Note:          Alternative ways of dealing with admissibility of evidence (which are available for total or partial transfers) are:

(a)           to deal with the matter in the certificate of transfer (see subsection (2)); or

(b)           to deal with the matter in an approved section 30 statement (see subsection (3)).

             (6)  Subject to subsections (2) and (3), if the transfer is a total transfer, on and after the day when the certificate comes into force, each translated instrument continues to have effect, according to its tenor, as if a reference in the instrument to the transferring body were a reference to the receiving body. For this purpose:

translated instrument means an instrument (including a legislative instrument other than this Act) subsisting immediately before the day when the certificate comes into force:

                     (a)  to which the transferring body is a party; or

                     (b)  that was given to, by or in favour of, the transferring body; or

                     (c)  that refers to the transferring body; or

                     (d)  under which money is, or may become, payable, or other property is, or may become, liable to be transferred, to or by the transferring body.

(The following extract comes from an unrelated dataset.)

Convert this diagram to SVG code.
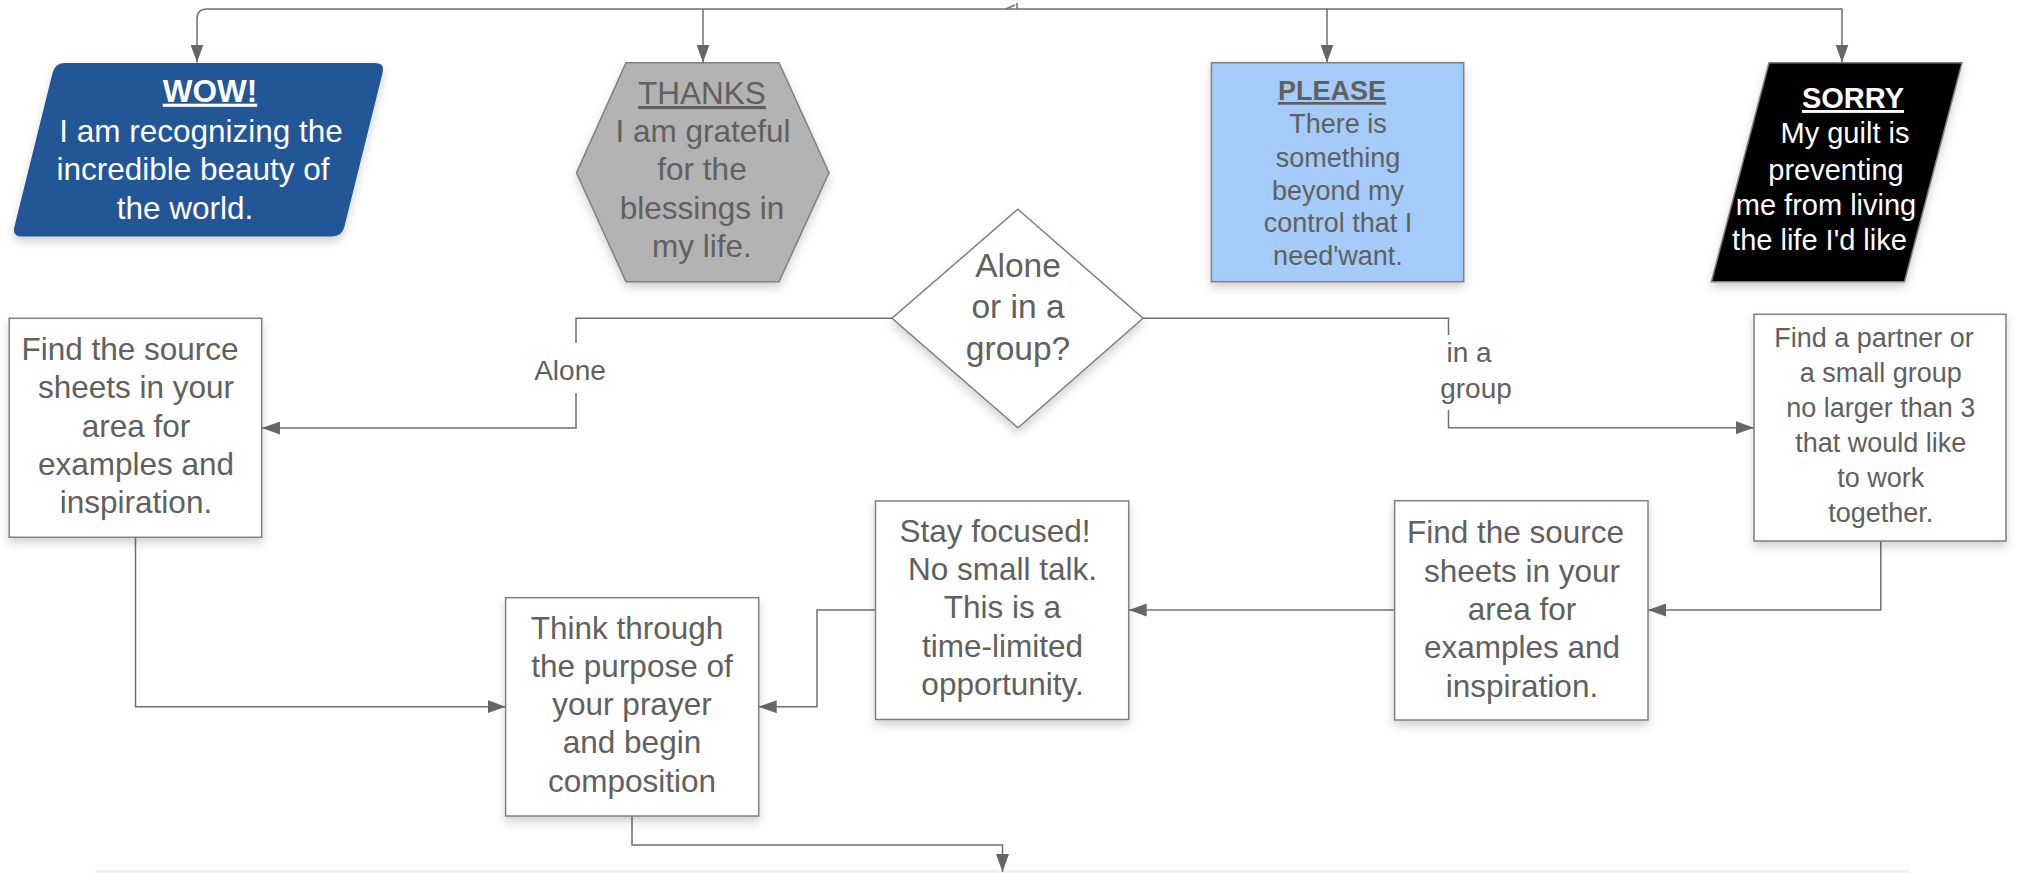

Note:          Alternative ways of dealing with references in instruments (which are available for total or partial transfers) are:

(a)           to deal with the matter in the certificate of transfer (see subsection (2)); or

(b)           to deal with the matter in an approved section 30 statement (see subsection (3)).

             (7)  Subject to subsections (2) and (3), on and after the day when the certificate comes into force, a place that, immediately before that day, was a place of business for the transferring body in relation to business that was transferred to the receiving body is taken to be a place of business for the receiving body.

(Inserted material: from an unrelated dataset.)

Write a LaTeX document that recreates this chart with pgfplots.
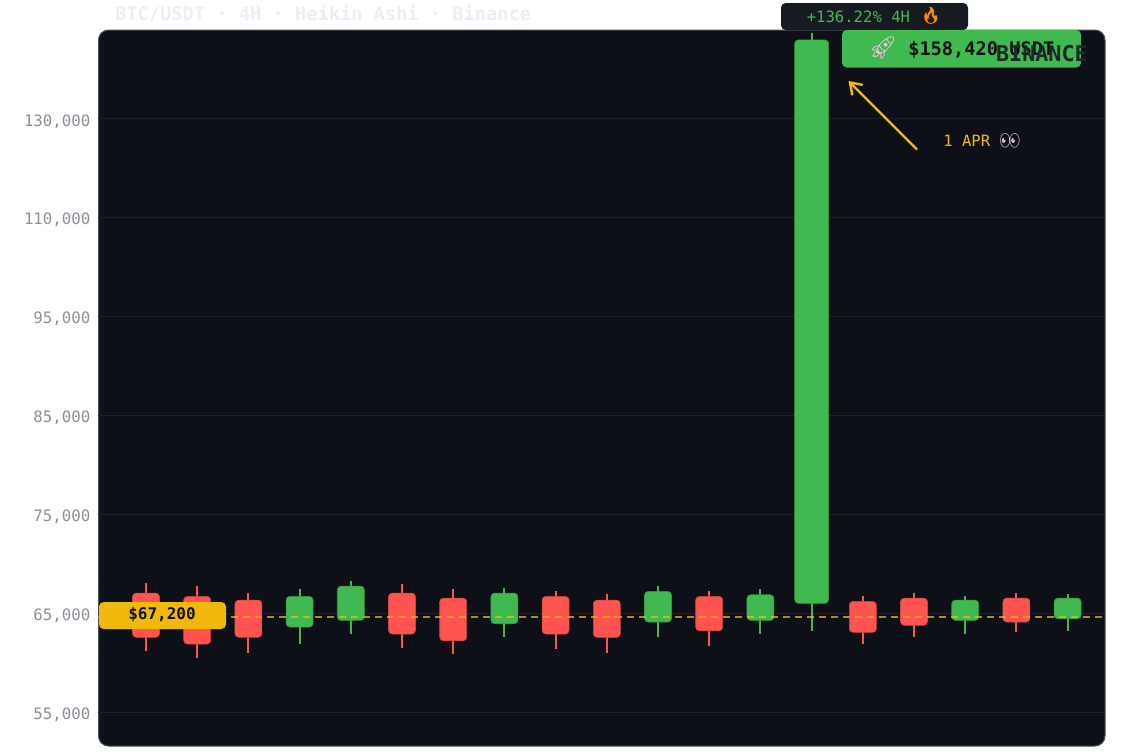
\documentclass[border=0pt]{standalone}
\usepackage{pgfplots}
\pgfplotsset{compat=1.18}
\usepackage{fontspec}
\usetikzlibrary{arrows.meta}
\setmainfont{DejaVu Sans Mono}
\setmonofont{DejaVu Sans Mono}
\newfontfamily\emojifont{Noto Emoji}
\definecolor{panel}{HTML}{0D1117}
\definecolor{edge}{HTML}{4A5058}
\definecolor{gridc}{HTML}{1D2129}
\definecolor{up}{HTML}{3FB950}
\definecolor{down}{HTML}{FF5450}
\definecolor{gold}{HTML}{F0B90B}
\definecolor{tickc}{HTML}{8B9098}
\definecolor{titlec}{HTML}{E9EFF5}
\definecolor{badge}{HTML}{161B22}
\definecolor{mark}{HTML}{21262D}
\newcommand\fs[1]{\fontsize{#1}{#1}\selectfont}
% x, high, low, body top, body bottom, colour, half width
\newcommand\candle[7]{%
  \pgfmathsetmacro\xl{#1-#7}\pgfmathsetmacro\xr{#1+#7}%
  \addplot[color=#6,line width=1.5pt,forget plot] coordinates {(#1,#2) (#1,#3)};
  \addplot[fill=#6,draw=#6!80!black,line width=0.45pt,rounded corners=2.8pt,forget plot]
    coordinates {(#1,#5) (\xr,#5) (\xr,#4) (\xl,#4) (\xl,#5) (#1,#5)};
}
\begin{document}
\begin{tikzpicture}[x=0.75pt,y=-0.75pt]
\path[use as bounding box,fill=white] (0,0) rectangle (1140,754);
\node[anchor=west,inner sep=0pt,text=titlec,font=\fs{14}\bfseries] at (115,14) {BTC/USDT · 4H · Heikin Ashi · Binance};
\draw[fill=panel,draw=edge,line width=0.75pt,rounded corners=7.5pt] (98.5,30) rectangle (1105,746);
\begin{axis}[
  at={(73.875pt,-559.5pt)},anchor=south west,
  scale only axis,width=754.875pt,height=537pt,
  xmin=-0.928,xmax=18.73,ymin=51600,ymax=162000,
  y coord trafo/.code={\begingroup\pgfkeys{/pgf/fpu=true,/pgf/fpu/output format=fixed}%
    \pgfmathparse{#1<=95000?(#1-55000)/10000:(#1<=110000?4+(#1-95000)/15000:(#1<=130000?5+(#1-110000)/20000:6+(#1-130000)/35800))}%
    \pgfmathsmuggle\pgfmathresult\endgroup},
  axis line style={draw=none},
  tick style={draw=none},
  xtick=\empty,
  ytick={55000,65000,75000,85000,95000,110000,130000},
  yticklabels={{55,000},{65,000},{75,000},{85,000},{95,000},{110,000},{130,000}},
  ymajorgrids,
  grid style={gridc,line width=0.75pt},
  yticklabel style={text=tickc,font=\fs{11.8},xshift=-2.6pt,yshift=-2.1pt},
  axis on top=false,
]
\candle{0}{68090}{61220}{67050}{62580}{down}{0.264}
\candle{1}{67760}{60515}{66720}{61900}{down}{0.264}
\candle{2}{67050}{61020}{66340}{62580}{down}{0.264}
\candle{3}{67420}{61870}{66720}{63615}{up}{0.264}
\candle{4}{68260}{62910}{67760}{64290}{up}{0.264}
\candle{5}{67960}{61525}{67050}{62910}{down}{0.264}
\candle{6}{67420}{60860}{66545}{62230}{down}{0.264}
\candle{7}{67585}{62580}{67050}{63950}{up}{0.264}
\candle{8}{67250}{61365}{66720}{62910}{down}{0.264}
\candle{9}{66920}{61020}{66340}{62580}{down}{0.264}
\candle{10}{67760}{62580}{67220}{64120}{up}{0.264}
\candle{11}{67250}{61700}{66720}{63240}{down}{0.264}
\candle{12}{67420}{62910}{66880}{64290}{up}{0.264}
\candle{13}{160900}{63240}{158420}{66010}{up}{0.332}
\candle{14}{66750}{61870}{66210}{63080}{down}{0.264}
\candle{15}{67080}{62580}{66545}{63790}{down}{0.264}
\candle{16}{66750}{62910}{66340}{64290}{up}{0.264}
\candle{17}{67080}{63080}{66545}{64120}{down}{0.264}
\candle{18}{66920}{63240}{66545}{64455}{up}{0.264}
\addplot[gold,opacity=0.75,line width=1.4pt,dash pattern=on 5.25pt off 3.75pt,forget plot] coordinates {(-0.928,64650) (18.73,64650)};
\end{axis}
% price badge on the left
\draw[fill=gold,draw=none,rounded corners=3.5pt] (99,602) rectangle (226,629);
\node[text=panel,font=\fs{12}\bfseries,inner sep=0pt] at (162,615) {\$67,200};
% percentage badge
\draw[fill=badge,draw=none,rounded corners=3.5pt] (781,3) rectangle (968,30);
\node[anchor=west,text=up,font=\fs{11.7},inner sep=0pt] at (806.5,16.5) {+136.22\% 4H};
\node[anchor=center,text=orange!90!yellow,font=\emojifont\fs{12.5},inner sep=0pt] at (931,15.5) {🔥};
% price call-out
\draw[fill=up,draw=none,rounded corners=3.5pt] (842,30) rectangle (1081,67.5);
\node[anchor=center,text=white!75!magenta,font=\emojifont\fs{17},inner sep=0pt] at (883,48.5) {🚀};
\node[anchor=west,text=panel,font=\fs{14}\bfseries,inner sep=0pt] at (908,50) {\$158,420 USDT};
\node[anchor=east,text=mark,font=\fs{16.3}\bfseries,inner sep=0pt] at (1088,54) {BINANCE};
% arrow
\draw[gold,line width=1.8pt,-{Straight Barb[length=8pt,width=11pt]}] (917,149.5) -- (848.5,81);
\node[anchor=west,text=gold,font=\fs{11.7},inner sep=0pt] at (943,141) {1 APR};
\node[anchor=center,text=white!75!violet,font=\emojifont\fs{12.5},inner sep=0pt] at (1010,141) {👀};
\end{tikzpicture}
\end{document}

Note:          Alternative ways of dealing with places of business are:

(a)           to deal with the matter in the certificate of transfer (see subsection (2)); or

(b)           to deal with the matter in an approved section 30 statement (see subsection (3)).

36   Employment unaffected

             (1)  This section applies to every person who, immediately before the day when the certificate of transfer comes into force, was performing duty in the transferring body.

             (2)  The terms and conditions of employment (including any accrued entitlement to employment benefits) of each person to whom this section applies are not affected by the operation or effect of this Part or of any State or Territory legislation referred to in paragraph 25(2)(e).